A região de Darfur é um mosaico complexo de grupos étnicos e clãs árabes e não árabes. No Darfur Ocidental, os principais grupos étnicos são a maioria Masalit, bem como os Eringa, os Gimir, os Misseriya Jebel e os Zaghawa.
Vários grupos, incluindo os Masalit, atravessam a fronteira entre o Chade e o Sudão, o que leva alguns observadores a recearem que as rivalidades étnicas no Sudão possam alastrar-se para o Chade.
A mistura de etnias do Darfur Ocidental tem sido motivo de conflito durante décadas. O ex-ditador Omar al-Bashir explorou essas divisões durante o seu governo, acabando por desencadear
uma campanha de violência genocida, há duas décadas, com os Janjaweed árabes contra os grupos não árabes.
Os sucessores rivais de al-Bashir — o General Abdel Fattah al-Burhan, chefe das Forças Armadas do Sudão (SAF), e o general vulgarmente conhecido por Hemedti, líder das Forças de Apoio Rápido (RSF) — estão a usar o mesmo manual enquanto expandem a sua batalha contínua pela supremacia, através das históricas animosidades tribais e rivalidades de clãs de Darfur.
Em Cartum, os soldados das SAF têm como alvo jovens da tribo Misseriya que consideram ser apoiantes das RSF.
Hemedti é membro do ramo Mahariya do grupo étnico árabe Rizayqat. As RSF, que surgiram como sucessoras da Janjaweed, são constituídas principalmente por árabes Abbala e Baggara, pastores de camelos e de gado da região de Darfur. Os Baggara incluem os Rizayqat e o povo Fur, que dá nome à região. Os Masalit referem-se à região como Dar Masalit.
Com o aumento das tensões entre al-Burhan e Hemedti no início deste ano, al-Burhan contactou Musa Hilal, antigo líder da Janjaweed e rival de Hemedti, e membros do seu clã Mahamid, de Rizayqat, para apoiarem os seus esforços em Darfur.

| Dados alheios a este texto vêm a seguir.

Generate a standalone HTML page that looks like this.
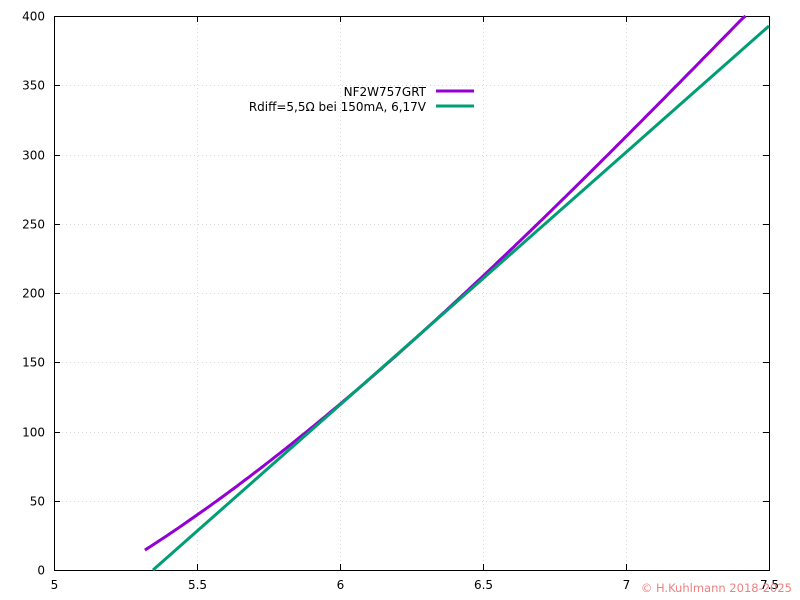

Depois de terem eclodido combates entre al-Burhan e Hemedti em Cartum, 10 dias depois rebentaram batalhas em Darfur, onde Hemedti tem o seu quartel-general. Os grupos étnicos armaram-se rapidamente e formaram as suas próprias forças de defesa.
“A situação de segurança em Cartum representa uma série de ameaças para o povo de Darfur, porque não há ninguém para controlar estas milícias [árabes],” Ahmed Gouja, um jornalista local e observador dos direitos humanos, disse na altura à Al Jazeera.

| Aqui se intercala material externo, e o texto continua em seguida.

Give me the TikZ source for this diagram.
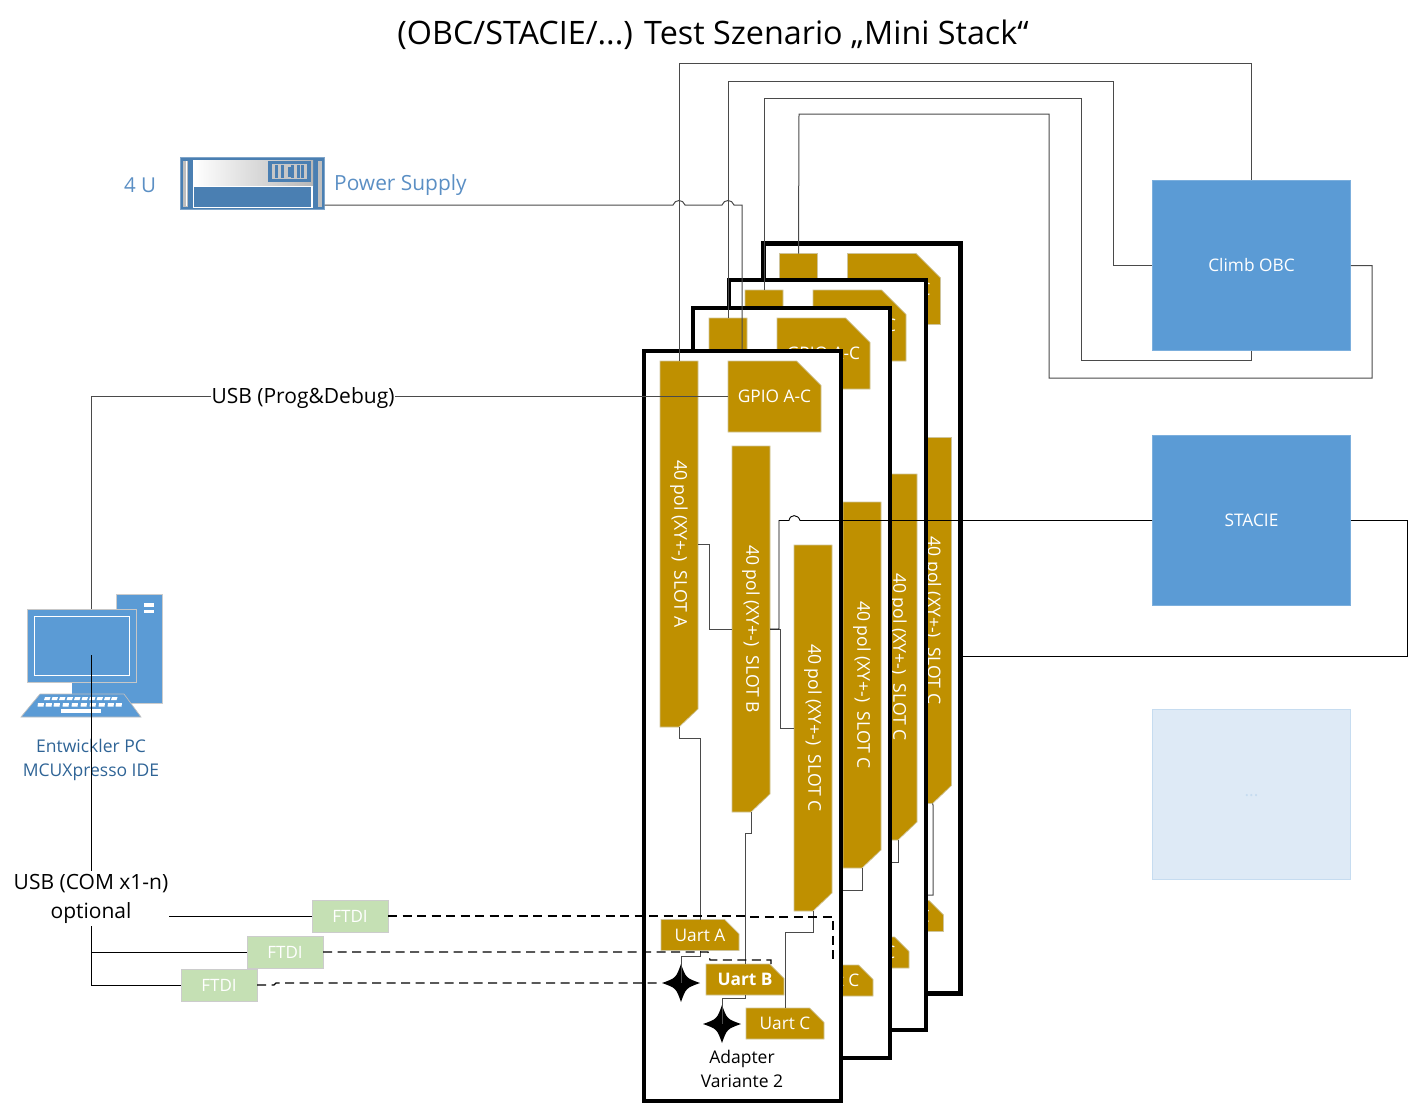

Os combates em Darfur opuseram as RSF aos grupos locais e não às SAF. Entre as vítimas da violência conta-se o governador do Darfur Ocidental, Khamis Abakar, um Masalit. Abakar denunciou os assassinatos cometidos pelas RSF numa entrevista a jornalistas da Arábia Saudita em meados de Junho.
“Os civis estão a ser mortos indiscriminadamente e em grande número,” disse Abakar à Al Hadath TV. “Não vimos o exército sair da sua base para defender as pessoas.”
O seu corpo foi encontrado em El Geneina pouco depois da transmissão da entrevista. Segundo o administrador do Darfur Ocidental, Salih Hasan, os Masalit não são os únicos alvos da violência das RSF.
“Todas as etnias que não se juntaram à Janjaweed são visadas, o que obrigou a maioria delas a procurar refúgio no Chade, incluindo as tribos árabes,” disse Hasan à Rádio Dabanga. “Isso é uma limpeza étnica, e a comunidade internacional tem de activar o Capítulo VII da Carta das Nações Unidas.”
O capítulo VII da Carta das Nações Unidas estabelece as condições para a criação de operações de manutenção da paz.
Os assassinatos forçaram o chefe da tribo Masalit, Sultan Sa’ad Bahreldin, a fugir para o Chade em Junho. A sua mulher, a advogada de direitos humanos, Nahid Hamid, disse à Al Jazeera que ele fugiu com a família pouco depois de os combatentes árabes terem invadido a casa do seu irmão e o terem matado.
“Depois de o seu irmão mais velho ter sido morto em sua casa, o sultão e toda a sua família fugiram,” disse Hamid. “Os seus filhos, os seus irmãos e irmãs e toda a gente.”